HP's CEO Whitman's characterization that some $5 billion of the $8.8 billion write down of Autonomy post-acquisition was due to "accounting improprieties," "misrepresentation," and "disclosure failures" seems misleading, after reading the text of the report.

According to the report's description of the HP impairment model, the $9.5 billion standalone value of Autonomy had to be reduced by some $6 billion!  If this write down were due to differences interpreting the appropriate treatment of Autonomy's fiscal 2011 results under IFRS and the subsequent translation to US GAAP, this isn't improper or misrepresentation on its face; over a long-time horizon, the cash flows should be the same, unless the fundamentals of the companies technology products were misrepresented; this hasn't been suggested, and so HP's claim is, at best, unproven.

$5.3 billion of the assumed $7.4 billion of revenue synergies were deemed impaired. $3.9 billion of the impairment came from the decline in HP stock and the subsequent effect on the market capitalization reconciliation. This calculation accounts for former Autonomy CEO Lynch's assertion that $5 billion of the impairment came from HP's own reckless assumptions about revenue synergies and not from any proven accounting fraud.

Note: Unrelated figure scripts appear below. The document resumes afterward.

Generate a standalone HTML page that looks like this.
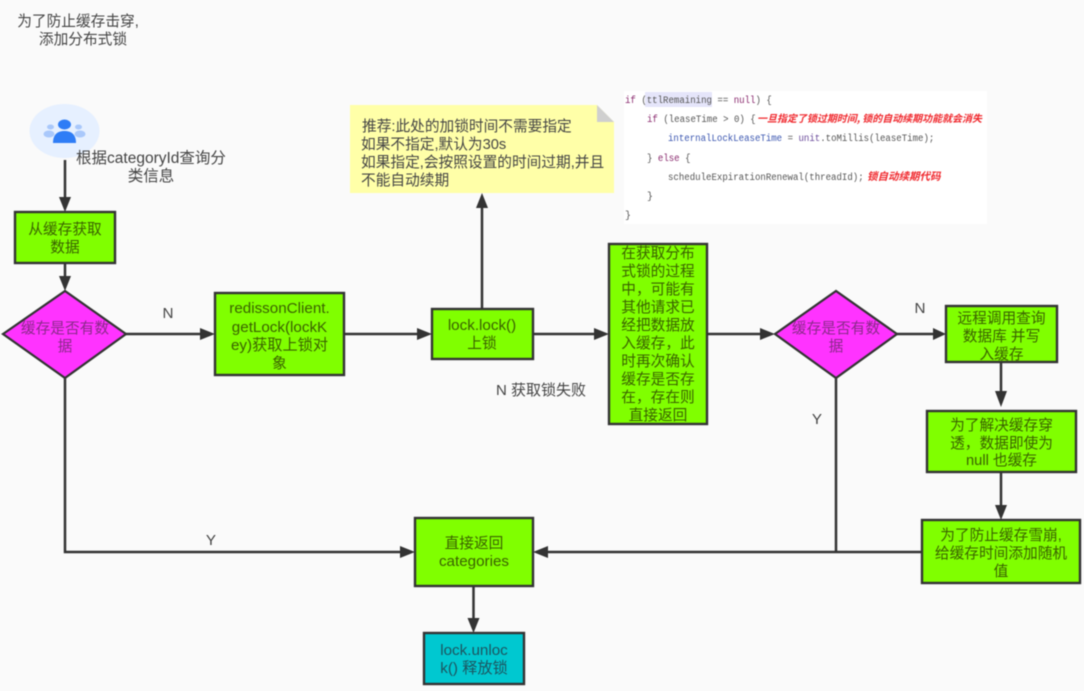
<!DOCTYPE html>
<html lang="zh">
<head>
<meta charset="utf-8">
<style>
html,body{margin:0;padding:0;background:#fafafa;}
body{width:1084px;height:691px;overflow:hidden;}
svg{display:block;filter:blur(0.45px);}
text{font-family:"Liberation Sans","Noto Sans CJK SC",sans-serif;font-size:14.7px;fill:#333;text-anchor:middle;}
.g{fill:#3a6200;}
.l{font-size:15.2px;}
.t{fill:#444;}
.s{text-anchor:start;}
.m{font-family:"Liberation Mono","Noto Sans CJK SC",monospace;font-size:10px;text-anchor:start;}
.r{fill:#f0282d;font-weight:bold;font-style:italic;font-size:10px;text-anchor:start;font-family:"Noto Sans CJK SC",sans-serif;}
.p{fill:#8a2a8a;}
.c{fill:#1c5560;}
.box{fill:#80ff00;stroke:#333;stroke-width:2.4;}
.dia{fill:#ff33ff;stroke:#333;stroke-width:2.2;}
.ln{fill:none;stroke:#333;stroke-width:2.5;}
.ah{fill:#333;}
</style>
</head>
<body>
<svg width="1084" height="691" viewBox="0 0 1084 691" xmlns="http://www.w3.org/2000/svg">
<rect width="1084" height="691" fill="#fafafa"/>

<text class="t" x="78" y="26">为了防止缓存击穿,</text>
<text class="t" x="83" y="44">添加分布式锁</text>

<!-- avatar -->
<ellipse cx="64.500" cy="131" rx="35" ry="27" fill="#e6f0ff"/>
<ellipse cx="50.500" cy="127" rx="3.500" ry="2.500" fill="#a9c8fb"/>
<ellipse cx="78.500" cy="127" rx="3.500" ry="2.500" fill="#a9c8fb"/>
<ellipse cx="49" cy="134" rx="5.500" ry="3.500" fill="#a9c8fb"/>
<ellipse cx="80" cy="134" rx="5.500" ry="3.500" fill="#a9c8fb"/>
<ellipse cx="64.500" cy="124.500" rx="6.500" ry="5" fill="#2f7df6"/>
<path d="M53 143 C53 134 58 131 64.500 131 C71 131 76 134 76 143 Z" fill="#2f7df6"/>

<text class="t" style="font-size:15.500px" x="151" y="163">根据categoryId查询分</text>
<text class="t" style="font-size:15.500px" x="151" y="181">类信息</text>

<!-- connectors -->
<path class="ln" d="M65 160V200"/>
<path class="ah" d="M59 197H71L65 212Z"/>
<path class="ln" d="M65 263V280"/>
<path class="ah" d="M59 276H71L65 291Z"/>
<path class="ln" d="M126 334H205"/>
<path class="ah" d="M200 328V340L215 334Z"/>
<path class="ln" d="M344 334H422"/>
<path class="ah" d="M417 328V340L432 334Z"/>
<path class="ln" d="M482 308V205"/>
<path class="ah" d="M476 208H488L482 193Z"/>
<path class="ln" d="M533 334H599"/>
<path class="ah" d="M594 328V340L609 334Z"/>
<path class="ln" d="M707 334H765"/>
<path class="ah" d="M760 328V340L775 334Z"/>
<path class="ln" d="M897 334H936"/>
<path class="ah" d="M933 328V340L946 334Z"/>
<path class="ln" d="M1001 362V395"/>
<path class="ah" d="M995 391H1007L1001 407Z"/>
<path class="ln" d="M1001 472V510"/>
<path class="ah" d="M995 505H1007L1001 520Z"/>
<path class="ln" d="M922 552H545"/>
<path class="ah" d="M548 546V558L533 552Z"/>
<path class="ln" d="M836 378V552"/>
<path class="ln" d="M65 378V552H405"/>
<path class="ah" d="M400 546V558L415 552Z"/>
<path class="ln" d="M473.500 586V622"/>
<path class="ah" d="M467.500 618H479.500L473.500 633Z"/>

<!-- labels -->
<text class="t l" x="168" y="318">N</text>
<text class="t l" x="211" y="545">Y</text>
<text class="t" style="font-size:15px" x="541" y="395">N 获取锁失败</text>
<text class="t l" x="817" y="424">Y</text>
<text class="t l" x="920" y="313">N</text>

<!-- note -->
<path d="M350 105H597L614 122V193H350Z" fill="#ffffa8"/>
<path d="M597 105L614 122H597Z" fill="#cfcfcf"/>
<text class="t s" x="362" y="131">推荐:此处的加锁时间不需要指定</text>
<text class="t s" x="361" y="149">如果不指定,默认为30s</text>
<text class="t s" x="361" y="167">如果指定,会按照设置的时间过期,并且</text>
<text class="t s" x="361" y="185">不能自动续期</text>

<!-- code -->
<rect x="624" y="91" width="363" height="133" fill="#ffffff"/>
<rect x="645" y="92" width="67" height="15" fill="#e5e5fa"/>
<text class="m" transform="translate(625 103) scale(.907 1)" x="0" y="0"><tspan fill="#8a2a6e">if</tspan><tspan fill="#555"> (ttlRemaining == </tspan><tspan fill="#8a2a6e">null</tspan><tspan fill="#555">) {</tspan></text>
<text class="m" transform="translate(647 122) scale(.907 1)" x="0" y="0"><tspan fill="#8a2a6e">if</tspan><tspan fill="#555"> (leaseTime &gt; 0) {</tspan></text>
<text class="r" x="757" y="122" textLength="225" lengthAdjust="spacingAndGlyphs">一旦指定了锁过期时间, 锁的自动续期功能就会消失</text>
<text class="m" transform="translate(668 141) scale(.907 1)" x="0" y="0"><tspan fill="#3b56b0">internalLockLeaseTime</tspan><tspan fill="#555"> = </tspan><tspan fill="#6a4a9a">unit</tspan><tspan fill="#555">.toMillis(leaseTime);</tspan></text>
<text class="m" transform="translate(647 161) scale(.907 1)" x="0" y="0"><tspan fill="#555">} </tspan><tspan fill="#8a2a6e">else</tspan><tspan fill="#555"> {</tspan></text>
<text class="m" transform="translate(668 180) scale(.907 1)" x="0" y="0" style="fill:#555">scheduleExpirationRenewal(threadId);</text>
<text class="r" style="font-size:10.500px" x="867" y="180">锁自动续期代码</text>
<text class="m" x="647" y="199" style="fill:#555">}</text>
<text class="m" x="625" y="218" style="fill:#555">}</text>

<!-- boxes -->
<rect class="box" x="15" y="212" width="100" height="51"/>
<text class="g" x="65" y="234">从缓存获取</text>
<text class="g" x="65" y="252">数据</text>

<polygon class="dia" points="3,334 65,291 126,334 65,378"/>
<text class="p" x="65" y="333">缓存是否有数</text>
<text class="p" x="65" y="351">据</text>

<rect class="box" x="215" y="293" width="129" height="82"/>
<text class="g l" x="279.500" y="313">redissonClient.</text>
<text class="g l" x="279.500" y="332">getLock(lockK</text>
<text class="g l" x="279.500" y="350">ey)获取上锁对</text>
<text class="g" x="279.500" y="368">象</text>

<rect class="box" x="432" y="309" width="101" height="50"/>
<text class="g l" x="482" y="330">lock.lock()</text>
<text class="g" x="482" y="348">上锁</text>

<rect class="box" x="609" y="244" width="98" height="180"/>
<text class="g" x="658" y="258">在获取分布</text>
<text class="g" x="658" y="276">式锁的过程</text>
<text class="g" x="658" y="294">中，可能有</text>
<text class="g" x="658" y="312">其他请求已</text>
<text class="g" x="658" y="330">经把数据放</text>
<text class="g" x="658" y="348">入缓存，此</text>
<text class="g" x="658" y="366">时再次确认</text>
<text class="g" x="658" y="384">缓存是否存</text>
<text class="g" x="658" y="402">在，存在则</text>
<text class="g" x="658" y="420">直接返回</text>

<polygon class="dia" points="775,334 836,291 897,334 836,378"/>
<text class="p" x="836" y="333">缓存是否有数</text>
<text class="p" x="836" y="351">据</text>

<rect class="box" x="946" y="306" width="111" height="56"/>
<text class="g" x="1001.500" y="323">远程调用查询</text>
<text class="g" x="1001.500" y="341">数据库 并写</text>
<text class="g" x="1001.500" y="359">入缓存</text>

<rect class="box" x="927" y="411" width="149" height="61"/>
<text class="g" x="1001.500" y="430">为了解决缓存穿</text>
<text class="g" x="1001.500" y="448">透，数据即使为</text>
<text class="g" x="1001.500" y="465">null 也缓存</text>

<rect class="box" x="922" y="520" width="158" height="63"/>
<text class="g" x="1001" y="540">为了防止缓存雪崩,</text>
<text class="g" x="1001" y="558">给缓存时间添加随机</text>
<text class="g" x="1001" y="576">值</text>

<rect class="box" x="415" y="518" width="118" height="68"/>
<text class="g" x="474" y="548">直接返回</text>
<text class="g l" x="474" y="566">categories</text>

<rect x="424" y="633" width="100" height="51" fill="#00c8d0" stroke="#333" stroke-width="2.4"/>
<text class="c l" x="474" y="655">lock.unloc</text>
<text class="c l" x="474" y="673">k() 释放锁</text>
</svg>
</body>
</html>
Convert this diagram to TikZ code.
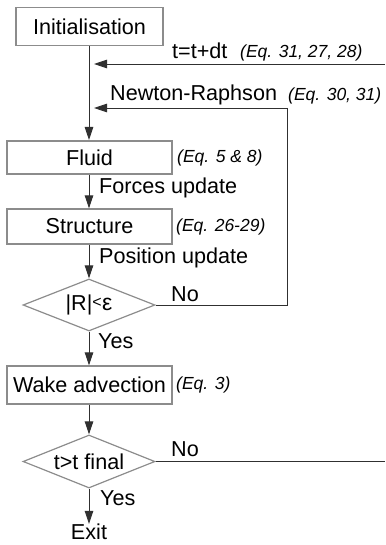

$11 billion in carrying value of Autonomy less the net $2.2 billion revised value yields the $8,8 billion impairment charge.

If the SFO couldn't find the evidence to pursue and win a criminal conviction for accounting fraud, then CEO Whitman's claims don't seem to be above reproach.  Just for the other side, the report details Dr. Lynch's behavior and assertions when the integration work and post-acquisition forensic accounting work were going on.  His behavior seems inexplicable, petulant and unprofessional.  After all, he had just enjoyed a huge payday, and was likely still a contract employee of HP. Professionally and personally, his conduct wasn't exemplary.

For all the 'smart' people in Silicon Valley, this episode should underline for equity investors the need to really investigate, understand and monitor the qualifications, personal character and conduct of the the board members and managements whom they entrust with their clients' funds.